# Ginger Grater Advice Wanted



## shel (Dec 20, 2006)

It's about time to get a ginger grater. I've seen a few mentioned at various times 
I wonder if anyone has had experience with the ceramic or other graters, and what they think of them.

Kind regards,

Shel


----------



## phatch (Mar 29, 2002)

Your microplane will work just fine for the task.

Phil


----------



## cacook (Jan 18, 2006)

A microplane actually doesn't work well with ginger. It turns it into mush.


----------



## ninja_59 (May 2, 2004)

Hello

This is what I use, works great, I am not saying the microplane is not good 

http://www.fantes.com/images/4114graters.jpg


----------



## jock (Dec 4, 2001)

I prefer the ceramic ginger grater because when grating ginger you get really up close and personal with the grater. The ceramic grater avoids bleeding finger tips.

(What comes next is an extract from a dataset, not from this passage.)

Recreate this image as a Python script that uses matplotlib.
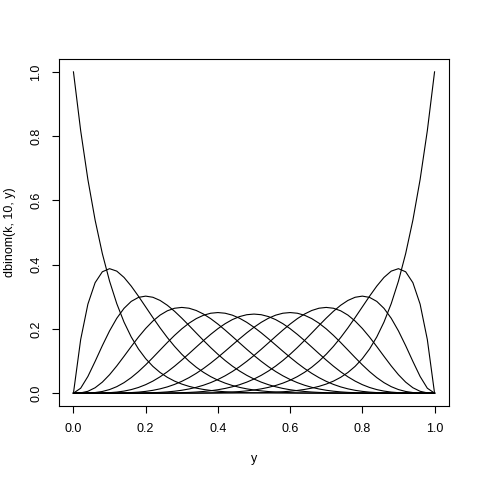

Grating ginger shouldn't result in great strips of ginger root like you would expect if you were grating carrots for example. It does and should turn to pulp. 

Jock


----------



## cacook (Jan 18, 2006)

I'd go with what he recommended.


----------



## ninja_59 (May 2, 2004)

Hi

Thank you Chad Aaland, it does work well


----------



## mudbug (Dec 30, 1999)

Shel,

I agree with those who suggest ceramic graters. There are some fabulous graters made in Japan. Check around in ethnic groceries.


----------



## mezzaluna (Aug 29, 2000)

I would agree it's superior for fresh ginger, but I store mine in a FoodSaver vacuum-sealed bag in the freezer and use what I need when I need it. The microplane grater gives me very fine shavings off the frozen-solid piece of ginger. The shavings are almost like snowflakes which melt into the dish nicely without giving me unpleasant bits.


----------



## crema (Mar 18, 2007)

I always freeze ginger before I grate it (with a microplane). It turns out just as Mezzaluna described.


----------



## shel (Dec 20, 2006)

Thanks to everyone who's chimed in. I never knew that freezing ginger would be acceptable. Does it retain it's nice, strong ginger flavor when frozen? How long might a knob of ginger last under such conditions? Do you just stick it in a plastic bag or a storage jar of some sort (I make extensive use of French working glasses)? 

Signed,

Gleeful in Georgia


----------



## ninja_59 (May 2, 2004)

Hi

Yes you freeze it in a ziploc bag, it keeps a long time


----------



## mezzaluna (Aug 29, 2000)

I learned to wrap it tightly in plastic first when I was using self-closing bags. Now that I have a FoodSaver I don't need to.

I think the flavor is a bit more subdued, but not much. It still has a punch to it.


----------



## paddy (Feb 18, 2007)

I use one of these ginger grater - aluminum

You can find them cheep at an oriental food store.


----------



## shel (Dec 20, 2006)

I don't think I'd want to use any aluminum tools in the kitchen ... wouldn't it react with the acid in the ginger?

Shel


----------



## ninja_59 (May 2, 2004)

Me neither( personal preferences )

Here is what I use, not expensive & it does the job very well 

http://www.fantes.com/images/4114graters.jpg


----------